Why is it that the commentaries by so many writers (Wolfe, in this book, and Joe Klein in Time magazine, for example) presenting serious criticisms of Bush, begin by offering some sort of laudatory phrase such as "proves his courage" (Wolfe) or "displays strong leadership" (Klein)?

Alan Wolfe bases his assessment on the grounds that Bush has pursued his policies in the face of opposition. So does Klein. Hogwash. They give him far too much, and utterly undeserved, credit.

A far more valid, alternative explanation is that nearly all of Bush's policies are determined not by him, but by the crowd of neocon cronies with whom he has surrounded himself and who dictate their policies to him. Bush is savvy enough to realize that he is incapable of formulating any of the policy initiatives we have seen; he himself is merely the poster boy who dutifully mouths their rhetoric. While his scripted speeches sound as though he has conviction and resolve, we have never heard Bush offer any intelligent extemporaneous comment that hasn't not been an outright embarrassment. His obstinacy in the face of opposition is not evidence of a courageous man, but that of a dolt who is impervious to his surroundings because he is merely the willing tool of the neocons who run the show.

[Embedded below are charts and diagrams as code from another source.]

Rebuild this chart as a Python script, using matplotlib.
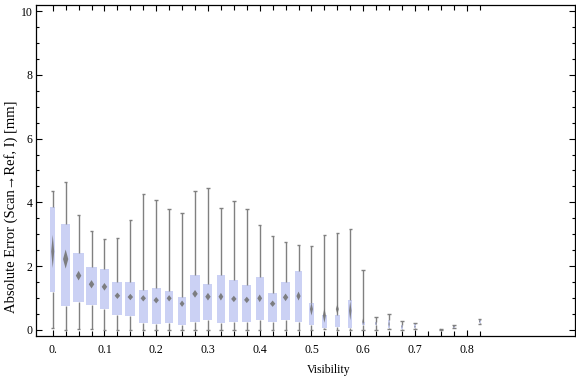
import numpy as np
import matplotlib
matplotlib.use('Agg')
from matplotlib import pyplot as plt
from matplotlib.patches import Polygon

# visibility bins (0.025 steps), None = empty bin
visibility = [0.0, 0.025, 0.05, 0.075, 0.1, 0.125, 0.15, 0.175, 0.2, 0.225,
              0.25, 0.275, 0.3, 0.325, 0.35, 0.375, 0.4, 0.425, 0.45, 0.475,
              0.5, 0.525, 0.55, 0.575, 0.6, 0.625, 0.65, 0.675, 0.7, 0.725,
              0.75, 0.775, 0.8, 0.825]
whisker_lo = [0.05, 0.0, 0.02, 0.02, 0.0, 0.0, 0.0, 0.0, 0.0, 0.0,
              0.0, 0.0, 0.0, 0.0, 0.0, 0.0, 0.0, 0.0, 0.0, 0.0,
              0.0, 0.02, 0.0, 0.0, 0.0, 0.0, 0.03, 0.0, 0.02, None,
              0.0, 0.05, None, 0.19]
q1 = [1.20, 0.76, 0.88, 0.79, 0.64, 0.48, 0.42, 0.23, 0.17, 0.23,
      0.14, 0.26, 0.32, 0.23, 0.26, 0.26, 0.32, 0.26, 0.32, 0.26,
      0.14, 0.07, 0.10, 0.07, 0.14, 0.14, 0.05, 0.03, 0.05, None,
      0.0, 0.06, None, 0.22]
q3 = [3.86, 3.32, 2.41, 1.97, 1.91, 1.50, 1.50, 1.25, 1.32, 1.22,
      1.03, 1.72, 1.44, 1.72, 1.57, 1.41, 1.66, 1.16, 1.50, 1.85,
      0.85, 0.47, 0.47, 0.94, 0.26, 0.26, 0.31, 0.16, 0.18, None,
      0.03, 0.13, None, 0.32]
whisker_hi = [4.37, 4.63, 3.59, 3.10, 2.85, 2.87, 3.45, 4.26, 4.07, 3.78,
              3.67, 4.35, 4.44, 3.81, 4.03, 3.78, 3.28, 2.94, 2.75, 2.65,
              2.62, 2.97, 3.03, 3.16, 1.87, 0.40, 0.50, 0.28, 0.21, None,
              0.03, 0.14, None, 0.34]
mean = [2.46, 2.22, 1.70, 1.43, 1.35, 1.07, 1.03, 0.99, 0.93, 0.99,
        0.82, 1.13, 1.04, 1.04, 0.97, 0.94, 0.99, 0.82, 1.02, 1.06,
        0.65, 0.45, 0.65, 0.60, 0.26, 0.20, 0.18, 0.10, 0.10, None,
        0.02, 0.10, None, 0.27]
mean_ci = [0.52, 0.30, 0.15, 0.13, 0.12, 0.10, 0.10, 0.10, 0.10, 0.10,
           0.10, 0.12, 0.12, 0.12, 0.10, 0.10, 0.12, 0.10, 0.12, 0.14,
           0.20, 0.23, 0.15, 0.30, 0.12, 0.08, 0.10, 0.05, 0.04, None,
           0.02, 0.04, None, 0.05]
# box widths in pixels
box_px = [5, 8.7, 11, 11, 9.3, 10, 10, 9, 9, 8.3,
          8, 10, 9, 8, 9, 9, 8, 9, 9, 7,
          5, 5, 5, 4, 3, 2, 2, 2, 2, 0,
          2, 2, 0, 2]

px = 0.025 / 12.94  # data units per pixel along x
box_col = '#CBD1F4'
gray = '#808080'

plt.rcParams['font.family'] = ['Liberation Serif', 'DejaVu Serif']
plt.rcParams['font.size'] = 8

fig = plt.figure(figsize=(5.76, 3.77), dpi=100)
ax = fig.add_axes([0.0625, 0.109, 0.9355, 0.8785])

for i, x in enumerate(visibility):
    if q1[i] is None:
        continue
    w = box_px[i] * px
    ax.bar(x, q3[i] - q1[i], bottom=q1[i], width=w, color=box_col, zorder=1)
    ax.vlines(x, whisker_lo[i], q1[i], color=gray, lw=1, zorder=2)
    ax.vlines(x, q3[i], whisker_hi[i], color=gray, lw=1, zorder=2)
    cap = 3.5 * px
    ax.hlines([whisker_lo[i], whisker_hi[i]], x - cap / 2, x + cap / 2, color=gray, lw=1, zorder=2)
    dw = min(0.6 * w, 5.5 * px) / 2
    m, h = mean[i], mean_ci[i]
    ax.add_patch(Polygon([(x - dw, m), (x, m + h), (x + dw, m), (x, m - h)],
                         closed=True, color='#747474', alpha=0.9, lw=0, zorder=3))

ax.set_xlim(-0.0323, 1.009)
ax.set_ylim(-0.19, 10.2)

ax.set_xticks(visibility, minor=True)
ax.set_xticks([0.0, 0.1, 0.2, 0.3, 0.4, 0.5, 0.6, 0.7, 0.8])
ax.set_xticklabels(['0.', '0.1', '0.2', '0.3', '0.4', '0.5', '0.6', '0.7', '0.8'])
ax.set_yticks([0, 2, 4, 6, 8, 10])
ax.set_yticks(np.arange(0, 10.01, 0.5), minor=True)
ax.tick_params(which='both', direction='in', top=True, right=True, width=0.8)
ax.tick_params(axis='x', which='major', labelsize=8.5, pad=6)
ax.tick_params(axis='y', which='major', labelsize=8.5, pad=2.5)
ax.tick_params(which='major', length=4)
ax.tick_params(which='minor', length=3.5)
ax.tick_params(axis='y', which='minor', length=2.5)
for s in ax.spines.values():
    s.set_linewidth(0.9)

ax.set_xlabel('Visibility', fontsize=8.5, labelpad=8)
ax.xaxis.set_label_coords(0.544, -0.085)
ax.set_ylabel('Absolute Error (Scan\u2192Ref, I) [mm]', fontsize=10.5)
ax.yaxis.set_label_coords(-0.034, 0.39)

fig.savefig('out.png', dpi=100)
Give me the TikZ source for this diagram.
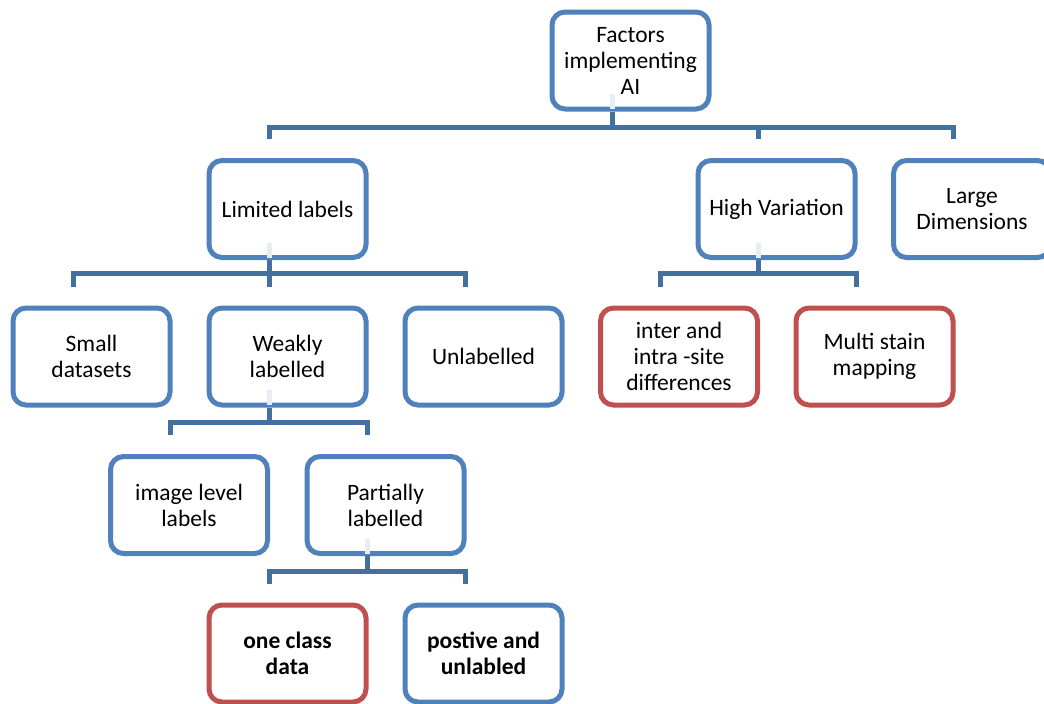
\documentclass[tikz,border=0pt]{standalone}
\usepackage{fontspec}
\setmainfont{Carlito}
\begin{document}
\begin{tikzpicture}[x=1pt,y=-1pt,
  box/.style={draw=boxblue,line width=5pt,rounded corners=13pt,fill=white,
    minimum width=157pt,minimum height=97pt,align=center,inner sep=1pt,
    font=\fontsize{23.5}{26}\selectfont,text=black},
  redbox/.style={box,draw=boxred},
  conn/.style={draw=connblue,line width=5pt},
  stub/.style={draw=stubgray,line width=5pt}]
\definecolor{boxblue}{HTML}{4F81BD}
\definecolor{boxred}{HTML}{C0504D}
\definecolor{connblue}{HTML}{44709F}
\definecolor{stubgray}{HTML}{E7EDF4}
\useasboundingbox (0,0) rectangle (1044,704);
\fill[white] (0,0) rectangle (1044,704);

\node[box] (fac) at (630.5,60.5) {Factors\\implementing\\AI};
\node[box] (lim) at (287.5,209) {Limited labels};
\node[box] (hv)  at (776.5,209) {High Variation};
\node[box] (ld)  at (972,209) {Large\\Dimensions};
\node[box] (sd)  at (91.5,356.5) {Small\\datasets};
\node[box] (wl)  at (287.5,356.5) {Weakly\\labelled};
\node[box] (ul)  at (483.5,356.5) {Unlabelled};
\node[redbox] (ii) at (679,356.5) {inter and\\intra -site\\differences};
\node[redbox] (ms) at (874.5,356.5) {Multi stain\\mapping};
\node[box] (il)  at (189,505) {image level\\labels};
\node[box] (pl)  at (385.5,505) {Partially\\labelled};
\node[redbox] (oc) at (287.5,653.5) {\bfseries one class\\\bfseries data};
\node[box] (pu)  at (483.5,653.5) {\bfseries postive and\\\bfseries unlabled};

% faint stubs inside parent boxes
\foreach \p in {fac,lim,hv,wl,pl}
  \draw[stub] ([xshift=-18.5pt,yshift=2.5pt]\p.south) -- ++(0,-15);

% connectors
\foreach \c in {lim,hv,ld}
  \draw[conn] ([xshift=-18.5pt,yshift=19pt]\c.north) |- ([xshift=-18.5pt,yshift=-16pt]fac.south) -- ([xshift=-18.5pt]fac.south);
\foreach \c in {sd,wl,ul}
  \draw[conn] ([xshift=-18.5pt,yshift=19pt]\c.north) |- ([xshift=-18.5pt,yshift=-13.5pt]lim.south) -- ([xshift=-18.5pt]lim.south);
\foreach \c in {ii,ms}
  \draw[conn] ([xshift=-18.5pt,yshift=19pt]\c.north) |- ([xshift=-18.5pt,yshift=-13.5pt]hv.south) -- ([xshift=-18.5pt]hv.south);
\foreach \c in {il,pl}
  \draw[conn] ([xshift=-18.5pt,yshift=19pt]\c.north) |- ([xshift=-18.5pt,yshift=-15pt]wl.south) -- ([xshift=-18.5pt]wl.south);
\foreach \c in {oc,pu}
  \draw[conn] ([xshift=-18.5pt,yshift=19pt]\c.north) |- ([xshift=-18.5pt,yshift=-15pt]pl.south) -- ([xshift=-18.5pt]pl.south);
\end{tikzpicture}
\end{document}
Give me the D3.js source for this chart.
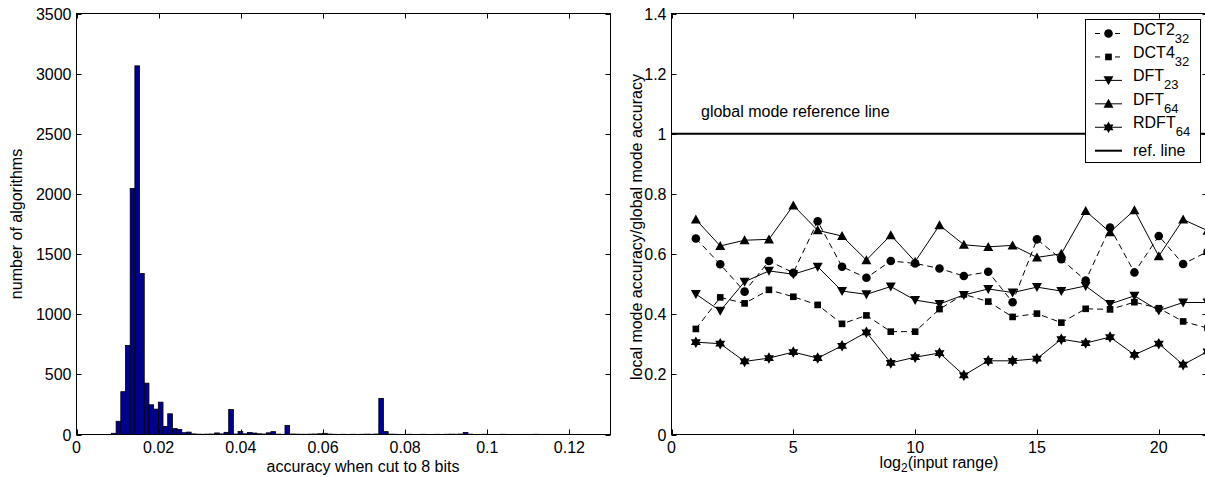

However, he does seem to exhibit evidence of some conviction, or at least emotional attachment, when he promotes right wing, "Christian" fundamentalist doctrines. But the reason for this is that he was "saved" by a fundamentalist preacher (Billy Graham's son, perhaps?) from a life of addiction to alcohol for all of his adult life until he was 40. That's hardly courage. It's a display of gratitude by a near moron. He has never exhibited anything but the characteristics of a wastrel from a prominent family whose life has been a long series of favors and easy deals placed in his lap by his family or the Republican Party.

He was chosen by the party to run for president and placed there by cronies on the Supreme Court. When one examines his "achievements" in business or politics in the past, they are either failures or sinecures.

Bush is neither courageous or a leader. He is a dullard and a follower. Next to him, Dan Quayle looks like Winston Churchill.